Yesterday morning at 7 am I was outside walking the dog before getting a taxi to go to the airport to catch a plane to travel from Christchurch to Blenheim (now I can breath after reading without a pause). It was raining cats and dogs while I was thinking of a post idea for Quantum Forest; something that I could work on without a computer. Then I remembered that I told Tal Galili that I would ‘mention r-bloggers’ in a future post. Well, Tal, this is it.
I started this blog on 4th October and I thought ‘I could write a few things and see how it goes. I may even get 10 people a day reading this thing’. I reached that number almost immediately and I was thinking that, if I kept going at it, I could eventually reach 50 people. Then I came across R-bloggers and, after some hesitation, I submitted this blog to Tal’s web site. I jumped to over 200 people a day visiting the blog (see below) and even got comments! I repeat: I was writing about mixed models and got comments!

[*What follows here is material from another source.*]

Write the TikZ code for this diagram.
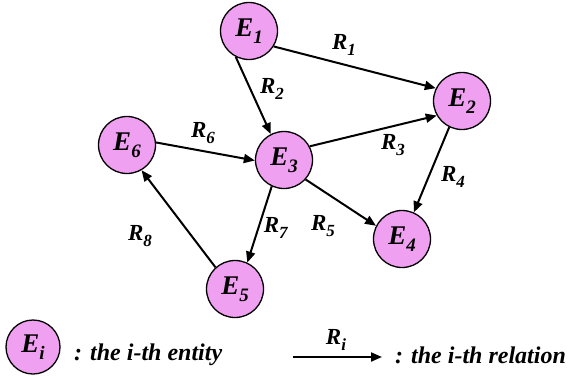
\documentclass[tikz,border=0pt]{standalone}
\usepackage{fontspec}
\setmainfont{Liberation Serif}
\usetikzlibrary{arrows.meta}
\definecolor{entfill}{RGB}{240,160,240}
\newcommand\symbE[2]{\textbf{\textit{#1}}\raisebox{-0.25em}{\fontsize{19}{19}\selectfont\textbf{\textit{#2}}}}
\newcommand\symbR[2]{\textbf{\textit{#1}}\raisebox{-0.25em}{\fontsize{17}{17}\selectfont\textbf{\textit{#2}}}}
\begin{document}
\begin{tikzpicture}[x=1pt,y=-1pt,
  ent/.style={circle,draw=black,line width=1.3pt,fill=entfill,minimum size=57pt,inner sep=0pt,font=\fontsize{27}{27}\selectfont},
  rel/.style={line width=2pt,-{Triangle[length=11pt,width=9pt]}},
  rlab/.style={font=\fontsize{23}{23}\selectfont,inner sep=0pt},
  legtxt/.style={font=\fontsize{24}{24}\selectfont\bfseries\itshape,anchor=west,inner sep=0pt}]
\useasboundingbox (0,0) rectangle (569,375);
\node[ent] (E1) at (249,31) {\symbE{E}{1}};
\node[ent] (E2) at (462,101) {\symbE{E}{2}};
\node[ent] (E3) at (284,160) {\symbE{E}{3}};
\node[ent] (E4) at (402,239) {\symbE{E}{4}};
\node[ent] (E5) at (235,289) {\symbE{E}{5}};
\node[ent] (E6) at (127,145) {\symbE{E}{6}};
\draw[rel] (E1.-32) -- (E2.154);
\draw[rel] (E1.243) -- (E3.117);
\draw[rel] (E6.5) -- (E3.181);
\draw[rel] (E3.28) -- (E2.210);
\draw[rel] (E2.244) -- (E4.66);
\draw[rel] (E3.-42) -- (E4.153);
\draw[rel] (E3.245) -- (E5.65);
\draw[rel] (E5.132) -- (E6.300);
\node[rlab] (R1) at (344,45) {\symbR{R}{1}};
\node[rlab] (R2) at (272,89) {\symbR{R}{2}};
\node[rlab] (R6) at (203,133) {\symbR{R}{6}};
\node[rlab] (R3) at (393,145) {\symbR{R}{3}};
\node[rlab] (R4) at (453,177) {\symbR{R}{4}};
\node[rlab] (R5) at (323,226) {\symbR{R}{5}};
\node[rlab] (R7) at (276,228) {\symbR{R}{7}};
\node[rlab] (R8) at (140,236) {\symbR{R}{8}};
% legend
\node[ent,minimum size=54pt] (Ei) at (33,347) {\symbE{E}{i}};
\node[legtxt] (tE) at (74,355) {: the i-th entity};
\coordinate (a0) at (293,357);
\coordinate (a1) at (382,357);
\draw[rel] (a0) -- (a1);
\node[rlab] (Ri) at (336,340) {\symbR{R}{i}};
\node[legtxt] (tR) at (395,355) {: the i-th relation};
\end{tikzpicture}
\end{document}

As I point out in the ‘About’ page, this is not an ‘R blog’ but a blog about statistics and data analysis in general, that mostly uses R as a vehicle to express ideas. There will be some Python (my favorite language) and, maybe, other tools; however, the ideas are more important than the syntax. Nevertheless, R has democratized the practice of statistics, as well as facilitated the production of some very interesting visuals. Once thing was clear to me: I did not want to write about ‘data visualization’, which is receiving a lot (I dare to say too much) attention in the R world. Most infographics produce the same reaction on me as choirs and mimes; which is to say, bore me to tears (Apologies if you are a choir-singer mime in your spare time). I want to write a bit about analysis and models and ‘bread and butter’ issues, because I think that they are many times ignored by people chasing the latest smoke and mirrors.

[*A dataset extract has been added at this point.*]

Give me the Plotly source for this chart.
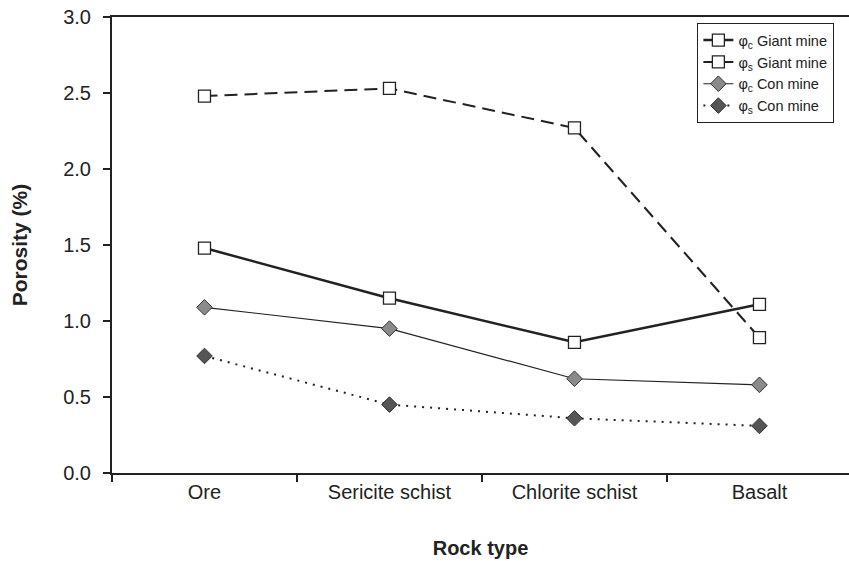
import plotly.graph_objects as go

rock_types = ["Ore", "Sericite schist", "Chlorite schist", "Basalt"]
giant_phi_c = [1.48, 1.15, 0.86, 1.11]
giant_phi_s = [2.48, 2.53, 2.27, 0.89]
con_phi_c = [1.09, 0.95, 0.62, 0.58]
con_phi_s = [0.77, 0.45, 0.36, 0.31]

fig = go.Figure()
fig.add_trace(go.Scatter(
    x=rock_types, y=giant_phi_c, mode="lines+markers",
    name="φ<sub>c</sub> Giant mine",
    line=dict(color="#222", width=2.5, dash="solid"),
    marker=dict(symbol="square", size=12, color="white", line=dict(color="#222", width=1.3)),
))
fig.add_trace(go.Scatter(
    x=rock_types, y=giant_phi_s, mode="lines+markers",
    name="φ<sub>s</sub> Giant mine",
    line=dict(color="#222", width=2, dash="13px,7px"),
    marker=dict(symbol="square", size=12, color="white", line=dict(color="#222", width=1.3)),
))
fig.add_trace(go.Scatter(
    x=rock_types, y=con_phi_c, mode="lines+markers",
    name="φ<sub>c</sub> Con mine",
    line=dict(color="#222", width=1.2),
    marker=dict(symbol="diamond", size=12, color="#8a8a8a", line=dict(color="#333", width=1)),
))
fig.add_trace(go.Scatter(
    x=rock_types, y=con_phi_s, mode="lines+markers",
    name="φ<sub>s</sub> Con mine",
    line=dict(color="#222", width=2, dash="2px,6px"),
    marker=dict(symbol="diamond", size=12, color="#555", line=dict(color="#333", width=1)),
))

font = "Liberation Sans, Arial, sans-serif"
fig.update_layout(
    width=849, height=561,
    margin=dict(l=112, r=0, t=17, b=88),
    paper_bgcolor="white", plot_bgcolor="white",
    font=dict(family=font, color="#222", size=20),
    showlegend=True,
    legend=dict(
        x=0.794, y=0.987, xanchor="left", yanchor="top",
        bordercolor="#222", borderwidth=1.2, bgcolor="white",
        font=dict(size=14.5, family=font), tracegroupgap=0,
        itemwidth=30,
    ),
    xaxis=dict(
        type="category", categoryorder="array", categoryarray=rock_types,
        range=[-0.5, 3.484], tickson="boundaries", automargin=False,
        showline=True, linecolor="#222", linewidth=2, mirror=True,
        ticks="outside", ticklen=7, tickwidth=2, tickcolor="#222",
        showgrid=False, zeroline=False,
        tickfont=dict(size=20, family=font),
        title=dict(text="<b>Rock type</b>", font=dict(size=20, family=font), standoff=39),
    ),
    yaxis=dict(
        range=[0, 3.0], dtick=0.5, tickformat=".1f", automargin=False,
        showline=True, linecolor="#222", linewidth=2,
        ticks="outside", ticklen=7, tickwidth=2, tickcolor="#222",
        ticklabelstandoff=8,
        showgrid=False, zeroline=False,
        tickfont=dict(size=20, family=font),
        title=dict(text="<b>Porosity (%)</b>", font=dict(size=21, family=font), standoff=30),
    ),
)

fig.write_html("out.html", config={"displayModeBar": False},
               post_script="document.body.style.margin='0';")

I have to say that I am learning a lot from comments, particularly people suggesting packages that I didn’t even know that existed. I am also learning about spam comments and I wish there is a horrible place where spammers go and suffer for eternity (together with pedophiles, torturers and other not-so-nice seedy characters). I am thankful to Tal mostly for putting the work to create a repository of R blogs; if I have some free time I some times wander around looking for some interesting explanation to a problem that is bugging me.
Most of my professional life I have dealt with, let’s say, ‘agricultural’ statistics; that is, designed experiments, linear mixed models (mostly frequentist, but sometimes Bayesian), often with pedigrees. Many statisticians—particularly in mathematics departments—tend to look down on ‘bread and butter’ work. They seem to forget that experiments and breeding/genetics have been the basis of many theoretical developments and that we deal with heavily multivariate data, longitudinal data, spatial data, models with sometimes hundreds of covariance components or, if you are into genomics, models with tens of thousands of random effects.

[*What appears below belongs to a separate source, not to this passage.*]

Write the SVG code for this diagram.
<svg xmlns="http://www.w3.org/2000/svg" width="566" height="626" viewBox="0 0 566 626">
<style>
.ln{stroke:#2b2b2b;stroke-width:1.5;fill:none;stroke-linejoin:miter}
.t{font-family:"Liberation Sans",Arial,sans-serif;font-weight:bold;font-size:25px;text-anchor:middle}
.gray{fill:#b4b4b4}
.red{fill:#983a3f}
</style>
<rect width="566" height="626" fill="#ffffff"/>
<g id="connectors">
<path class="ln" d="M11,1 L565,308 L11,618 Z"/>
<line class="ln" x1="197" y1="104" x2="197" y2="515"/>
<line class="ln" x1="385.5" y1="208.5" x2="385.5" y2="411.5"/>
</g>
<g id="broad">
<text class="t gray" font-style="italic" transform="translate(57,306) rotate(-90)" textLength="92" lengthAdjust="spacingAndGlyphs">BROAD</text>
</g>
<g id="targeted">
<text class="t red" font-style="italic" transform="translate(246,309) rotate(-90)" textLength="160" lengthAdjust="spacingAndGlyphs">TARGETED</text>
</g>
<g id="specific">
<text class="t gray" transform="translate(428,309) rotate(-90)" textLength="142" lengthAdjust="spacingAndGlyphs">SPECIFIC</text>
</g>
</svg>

There is also the politics of software, where in the R community there is a strong bias against any package that is not free (sensu both speech and beer). At some level I share the ideal of having free access to tools, which make the practice of statistics/data analyses available to a large number of people. At another level, it seems counterproductive to work with substandard tools and to go for lesser models only because ‘package X can’t deal with the model that I would like to fit’. This is just another example of software defining our field, which was (and still is) a common accusation pointed towards SAS. In this blog you will see several references to ASReml-R a commercial mixed models package, which I tend to use because there is nothing at the moment (as far as I know) that comes close to its functionality. If I pay for my computer running MS Windows or OS X (far from being paradigms of openness), how can I justify being dogmatic about using a commercial R package (particularly if you can access academic or nonprofit pricing)?
Sex and alcohol
As I pointed out above, most of my work has dealt with forestry/agriculture. Nevertheless, this year I have become more interested in the relationship between statistics and public policy issues; for example, minimum wage and unemployment, which I covered as a simple example in this blog. I have to thank my colleague Eric Crampton (in Canterbury’s Department of Economics) for igniting my interest on the use and misuse of statistics, and their interaction with economics, to justify all sort of restrictions and interventions in society. There are very interesting datasets in this area available in, for example, Statistics New Zealand that could be analyzed and would make very interesting case studies for teaching stats. There is a quote by H.G. Wells that comes to mind:
Statistical thinking will one day be as necessary for efficient citizenship as the ability to read and write.
Rock & roll? This is getting too long, so I will leave music for another time.